Okane takes in her mentally challenged cousin Heisuke at her dying mother’s request, but her world is inextricably tied to Seisaku by her all-encompassing love for him. Seisaku’s tests his family objections when they advise he cannot return home if he marries Okane, an ultimatum he ignores. When the village’s young role model, his reputation now slightly sullied for his association with Okane, leaves to return to military service contrary to the wishes of his unofficial bride, she is left withering in isolation from him and struggling to win any favour with his family that might bring her closer to him.
Seisaku eventually returns from the war to complete his recovery from an injury, sparing Okane from some of the villagers nastier treatment and relieving her of the emotional and spiritual agony caused by his absence. When he advises that his military duty requires him to return to service in 6 months, his lover is heavily distraught, pleading in vain that the pair run away together. Seisaku rejects such a proposal as dishonourable and craven. At the moment of Seisaku’s departure, at a party celebrating his service and bravery, Okane blinds him with a nail. If conventional in its depiction, the sequence is harrowing in its intensity and striking in its harshness and its callousness.
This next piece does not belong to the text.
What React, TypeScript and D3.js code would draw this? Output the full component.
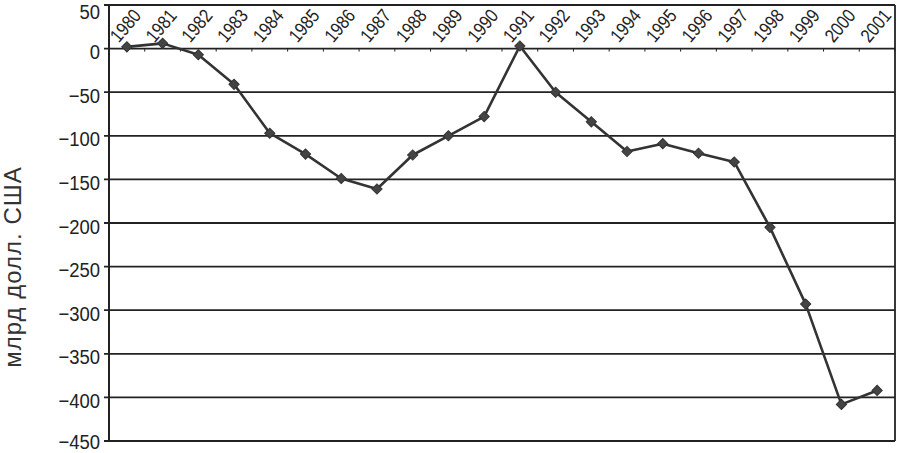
import React from "react";
import * as d3 from "d3";

const years = ["1980","1981","1982","1983","1984","1985","1986","1987","1988","1989","1990","1991","1992","1993","1994","1995","1996","1997","1998","1999","2000","2001"];
const balance = [2, 6, -7, -41, -97, -121, -149, -161, -122, -100, -78, 3, -50, -84, -118, -109, -120, -130, -205, -293, -408, -392];
const yTicks = [50, 0, -50, -100, -150, -200, -250, -300, -350, -400, -450];
const yTitle = "млрд долл. США";

const W = 897, H = 453;
const left = 109, right = 895, top = 5, bottom = 441;
const font = "'Liberation Sans', Arial, sans-serif";

export default function App() {
  const x = d3.scaleBand<string>().domain(years).range([left, right]).padding(0);
  const y = d3.scaleLinear().domain([-450, 50]).range([bottom, top]);
  const cx = (i: number) => (x(years[i]) as number) + x.bandwidth() / 2;
  const line = d3.line<number>().x((_, i) => cx(i)).y((d) => y(d));
  const marker = d3.symbol().type(d3.symbolSquare).size(52)();
  const fmt = (v: number) => (v < 0 ? "\u2212" + Math.abs(v) : String(v));
  const ink = "#222";
  const labelY = (t: number) => Math.max(11, Math.min(y(t) + 3, 441));
  return (
    <svg width={W} height={H} style={{ position: "absolute", left: 0, top: 0, background: "#fff" }}>
      <rect x={0} y={0} width={W} height={H} fill="#fff" />
      {yTicks.map((t) => (
        <g key={t}>
          <line x1={left - 5} x2={right} y1={y(t)} y2={y(t)} stroke={ink} strokeWidth={1.8} />
          <text transform={`translate(100,${labelY(t)}) scale(0.88,1)`} dy="0.36em" textAnchor="end" fontFamily={font} fontSize={21} fill="#222">{fmt(t)}</text>
        </g>
      ))}
      <line x1={left} x2={left} y1={top} y2={bottom} stroke={ink} strokeWidth={2} />
      <line x1={right} x2={right} y1={top} y2={bottom} stroke={ink} strokeWidth={1.8} />
      {years.map((yr) => (
        <line key={"t" + yr} x1={(x(yr) as number) + x.bandwidth()} x2={(x(yr) as number) + x.bandwidth()} y1={y(0)} y2={y(0) + 3} stroke={ink} strokeWidth={1} />
      ))}
      {years.map((yr, i) => (
        <text key={yr} transform={`translate(${cx(i) - 8},${y(0) - 5}) rotate(-50) scale(0.85,1)`} fontFamily={font} fontSize={19} fill="#222">{yr}</text>
      ))}
      <path d={line(balance) as string} fill="none" stroke="#333" strokeWidth={2.6} strokeLinejoin="round" />
      {balance.map((v, i) => (
        <path key={i} d={marker as string} transform={`translate(${cx(i)},${y(v)}) rotate(45)`} fill="#444" stroke="#333" strokeWidth={1} />
      ))}
      <text transform={`translate(21,267) rotate(-90)`} textAnchor="middle" fontFamily={font} fontSize={24} letterSpacing={1} fill="#333">{yTitle}</text>
    </svg>
  );
}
Okane is punished with 2 years in prison, but her goal is achieved – Seisaku does not return to the front. And while others demand that he wash his hands of his lover and attacker, Seisaku’s compassionate nature prevents him from doing so, instead using the intervening time to consider how the rumours and rejections directed against him (over whether he put Okane up to blinding him to hide his own cowardice and prevent him from returning to the war) compare to Okane’s previous experience with the same villagers. Thoughtful and caring in his judgement, Seisaku apologizes for valuing their love less than his patriotism or the accolades of his peers, and he commits unequivocally to his beloved wife. Seisaku’s Wife concludes with the modest image of a blinded Seisaku sitting quietly while Okane tills the soil of their modest farmland, a scene that foregrounds their both their comfortable, considerate relationship and the physical and social toll incurred in reaching this tranquil moment.
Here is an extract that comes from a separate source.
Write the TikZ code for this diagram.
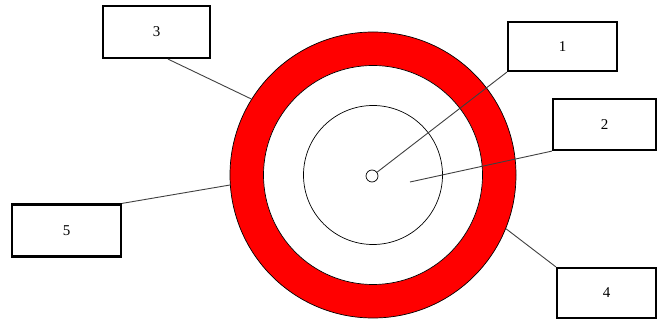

Virtually all of Seisaku’s Wife is made up of single-note performances. These are mostly constituted by awful, petty women spitting their venom at Okane or blustering men pontificating on the duty of other men to fight and die for their Empire. Ayako Wakao comes closest to offering a rounded character with depth of feeling, although her performance has far less moments of conflicted emotion than presented in A Wife Confesses. Instead, Wakao’s Okane is typified by sequences of singularly intense, excessively felt emotion – moving from ashamed disgust to reciprocating disdain, then anguished isolation, frantic alarm, and finally grateful constancy. Aggravating the acute tension of these overwhelming emotions is Tadashi Yamauchi’s uneasily mournful score of climbing tones, one that puts the listener on edge as its slightly shrill tones seem to increase in pitch and anxiety. The flatness of Masumura’s characters is not a criticism however. They function with keen effectiveness and make Seisaku’s Wife a thrilling, nearly fanatical film that blisters with melodramatic power. No wonder then that Wakao’s masterful, essential, and film-carrying performance won her both a Blue Ribbon Award and Kinema Junpo Award. In The Wife of Seishu Hanaoka, Wakao will return to the suffering domestic role of A Wife Confesses, making her daring, spirited role here all the more valuable.